The European Commission will report to Parliament within five years on the directive’s effectiveness, covering metrics such as the number of SMEs using multiple-vote shares, their industry distribution, and investor protection measures.
This is not the only proposal for a growth-market-focused directive that has been adopted by the Council. In fact, on the same day, the European Council also adoped a proposal to update Directive 2014/EU, aiming to enhance EU capital market appeal and ease SME access to funding. This proposal aims to facilitate development and research services that are carried out by investment firms or third parties and that are used by, or communicated to, investment firms, their clients, or potential clients. Such communications can be designated as “issuer-funded research” only if they are carried out in accordance with the EU code of conduct that applies to issuer-funded research. Otherwise, they are merely commercial communications.

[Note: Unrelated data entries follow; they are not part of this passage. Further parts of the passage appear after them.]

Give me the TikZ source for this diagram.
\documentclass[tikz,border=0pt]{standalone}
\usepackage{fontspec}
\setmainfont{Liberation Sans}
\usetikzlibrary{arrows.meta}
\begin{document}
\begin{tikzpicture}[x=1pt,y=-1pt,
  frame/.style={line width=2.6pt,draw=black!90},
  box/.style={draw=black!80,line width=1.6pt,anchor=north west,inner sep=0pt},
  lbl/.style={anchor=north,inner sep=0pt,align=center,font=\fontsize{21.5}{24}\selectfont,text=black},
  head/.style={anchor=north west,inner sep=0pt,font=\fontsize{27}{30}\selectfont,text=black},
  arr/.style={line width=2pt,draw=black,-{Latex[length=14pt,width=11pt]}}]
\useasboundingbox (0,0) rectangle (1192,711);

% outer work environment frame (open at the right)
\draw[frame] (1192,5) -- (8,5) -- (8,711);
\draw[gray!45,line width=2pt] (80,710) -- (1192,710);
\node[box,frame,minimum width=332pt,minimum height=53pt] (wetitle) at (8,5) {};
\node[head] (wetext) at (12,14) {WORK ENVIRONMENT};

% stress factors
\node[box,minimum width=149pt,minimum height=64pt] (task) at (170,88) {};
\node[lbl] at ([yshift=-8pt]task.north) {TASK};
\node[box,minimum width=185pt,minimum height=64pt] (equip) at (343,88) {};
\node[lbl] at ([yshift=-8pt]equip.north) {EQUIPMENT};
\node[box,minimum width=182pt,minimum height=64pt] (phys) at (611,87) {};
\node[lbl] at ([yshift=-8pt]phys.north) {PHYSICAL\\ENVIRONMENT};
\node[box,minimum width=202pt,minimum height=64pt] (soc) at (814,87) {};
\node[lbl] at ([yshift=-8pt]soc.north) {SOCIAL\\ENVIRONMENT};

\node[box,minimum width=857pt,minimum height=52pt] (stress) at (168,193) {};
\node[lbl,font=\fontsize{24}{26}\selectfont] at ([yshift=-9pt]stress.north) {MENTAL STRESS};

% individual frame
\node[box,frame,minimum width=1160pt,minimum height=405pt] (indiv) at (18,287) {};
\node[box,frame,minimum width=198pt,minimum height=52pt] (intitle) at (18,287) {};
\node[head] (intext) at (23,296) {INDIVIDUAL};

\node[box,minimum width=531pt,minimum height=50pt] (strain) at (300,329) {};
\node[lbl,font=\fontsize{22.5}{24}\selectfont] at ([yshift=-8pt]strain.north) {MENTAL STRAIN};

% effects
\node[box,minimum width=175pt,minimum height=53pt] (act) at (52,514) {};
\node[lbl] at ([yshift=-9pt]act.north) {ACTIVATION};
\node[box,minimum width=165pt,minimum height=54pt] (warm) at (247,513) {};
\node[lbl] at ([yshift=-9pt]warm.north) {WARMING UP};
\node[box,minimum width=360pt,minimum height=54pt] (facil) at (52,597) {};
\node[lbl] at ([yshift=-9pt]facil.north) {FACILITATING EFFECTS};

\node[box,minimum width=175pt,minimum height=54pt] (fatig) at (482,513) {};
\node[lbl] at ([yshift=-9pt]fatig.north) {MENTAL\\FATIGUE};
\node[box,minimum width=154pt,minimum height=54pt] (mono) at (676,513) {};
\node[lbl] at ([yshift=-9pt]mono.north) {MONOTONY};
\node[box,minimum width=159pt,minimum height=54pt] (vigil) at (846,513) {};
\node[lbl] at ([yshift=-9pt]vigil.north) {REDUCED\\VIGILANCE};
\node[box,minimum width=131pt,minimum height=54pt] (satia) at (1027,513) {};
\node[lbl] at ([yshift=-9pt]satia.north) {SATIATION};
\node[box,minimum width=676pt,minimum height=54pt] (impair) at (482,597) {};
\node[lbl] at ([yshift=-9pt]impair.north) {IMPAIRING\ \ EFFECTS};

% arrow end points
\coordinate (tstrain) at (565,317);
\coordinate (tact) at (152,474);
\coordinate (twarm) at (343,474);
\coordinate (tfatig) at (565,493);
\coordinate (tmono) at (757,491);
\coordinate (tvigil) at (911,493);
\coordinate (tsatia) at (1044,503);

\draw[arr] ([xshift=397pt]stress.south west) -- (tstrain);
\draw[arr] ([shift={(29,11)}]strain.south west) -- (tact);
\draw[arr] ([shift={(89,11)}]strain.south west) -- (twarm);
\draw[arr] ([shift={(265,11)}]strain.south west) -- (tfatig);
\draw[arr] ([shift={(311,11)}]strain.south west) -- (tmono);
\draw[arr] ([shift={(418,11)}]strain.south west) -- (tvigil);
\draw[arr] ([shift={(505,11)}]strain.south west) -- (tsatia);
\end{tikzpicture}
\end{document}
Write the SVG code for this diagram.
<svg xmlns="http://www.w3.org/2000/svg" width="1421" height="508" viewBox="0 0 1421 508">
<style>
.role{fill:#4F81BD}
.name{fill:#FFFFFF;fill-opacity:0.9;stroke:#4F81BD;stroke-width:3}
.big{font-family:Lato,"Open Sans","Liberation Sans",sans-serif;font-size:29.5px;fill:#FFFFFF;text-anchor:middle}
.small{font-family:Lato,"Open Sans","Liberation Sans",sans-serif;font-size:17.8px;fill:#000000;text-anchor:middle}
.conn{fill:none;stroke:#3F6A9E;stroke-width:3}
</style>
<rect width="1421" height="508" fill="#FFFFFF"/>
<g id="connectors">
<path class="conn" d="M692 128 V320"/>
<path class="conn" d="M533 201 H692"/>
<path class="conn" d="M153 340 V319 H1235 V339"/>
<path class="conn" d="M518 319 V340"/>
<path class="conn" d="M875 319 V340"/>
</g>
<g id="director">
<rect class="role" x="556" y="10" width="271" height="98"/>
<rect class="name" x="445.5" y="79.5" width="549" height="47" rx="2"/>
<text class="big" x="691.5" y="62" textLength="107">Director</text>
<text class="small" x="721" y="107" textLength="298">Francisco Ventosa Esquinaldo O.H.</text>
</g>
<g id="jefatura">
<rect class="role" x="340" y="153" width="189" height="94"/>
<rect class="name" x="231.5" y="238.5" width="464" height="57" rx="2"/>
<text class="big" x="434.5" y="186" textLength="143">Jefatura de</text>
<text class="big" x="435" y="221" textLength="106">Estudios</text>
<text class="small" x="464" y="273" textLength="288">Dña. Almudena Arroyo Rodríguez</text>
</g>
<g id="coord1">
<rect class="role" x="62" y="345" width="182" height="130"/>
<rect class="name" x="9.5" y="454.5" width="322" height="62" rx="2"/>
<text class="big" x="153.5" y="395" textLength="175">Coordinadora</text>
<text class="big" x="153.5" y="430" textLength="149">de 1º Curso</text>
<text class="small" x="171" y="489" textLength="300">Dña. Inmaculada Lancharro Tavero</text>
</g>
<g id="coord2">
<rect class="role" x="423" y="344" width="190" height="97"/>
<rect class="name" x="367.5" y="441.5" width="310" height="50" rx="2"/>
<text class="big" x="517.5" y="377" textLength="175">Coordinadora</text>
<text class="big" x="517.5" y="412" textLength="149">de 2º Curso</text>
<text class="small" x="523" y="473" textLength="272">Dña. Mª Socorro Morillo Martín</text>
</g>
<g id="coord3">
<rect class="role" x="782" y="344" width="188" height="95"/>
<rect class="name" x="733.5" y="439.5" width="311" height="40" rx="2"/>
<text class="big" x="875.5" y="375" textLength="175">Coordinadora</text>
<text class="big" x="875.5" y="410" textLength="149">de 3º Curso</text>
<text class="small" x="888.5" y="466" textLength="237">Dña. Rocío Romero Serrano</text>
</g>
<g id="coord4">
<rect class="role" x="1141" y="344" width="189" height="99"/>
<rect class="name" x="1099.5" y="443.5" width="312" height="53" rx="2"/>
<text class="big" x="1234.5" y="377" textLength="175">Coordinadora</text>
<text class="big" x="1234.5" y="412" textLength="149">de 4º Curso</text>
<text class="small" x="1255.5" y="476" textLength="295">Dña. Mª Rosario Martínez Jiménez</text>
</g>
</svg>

Moreover, Member States must ensure that only companies with at least €1 million in anticipated market capitalization and a free float of 10% qualify for regulated market listing. Where capitalization cannot be estimated, companies must have €1 million in capital and reserves, including profit and loss, based on the prior financial year.
Additionally, the issuer of the security must be notified and must not object to its security being traded on an alternative platform.
Member States will have 18 months after the directive comes into force to adapt their legislation. The directive will enter into force 20 days after its publication in the Official Journal of the European Union. Within 4 years following its entry into force, the Commission will assess the effects of this directive on growth markets.
The effect of these legislative changes on SME growth markets remains to be seen. Euronext Access Brussels and Euronext Growth Brussels have yet to achieve significant uptake. Concerns over control dilution and the financial burden of going public continue to deter SMEs from listing.
Unlike the summer, which never waits for the swallow, SME listings on growth markets may take longer to flourish.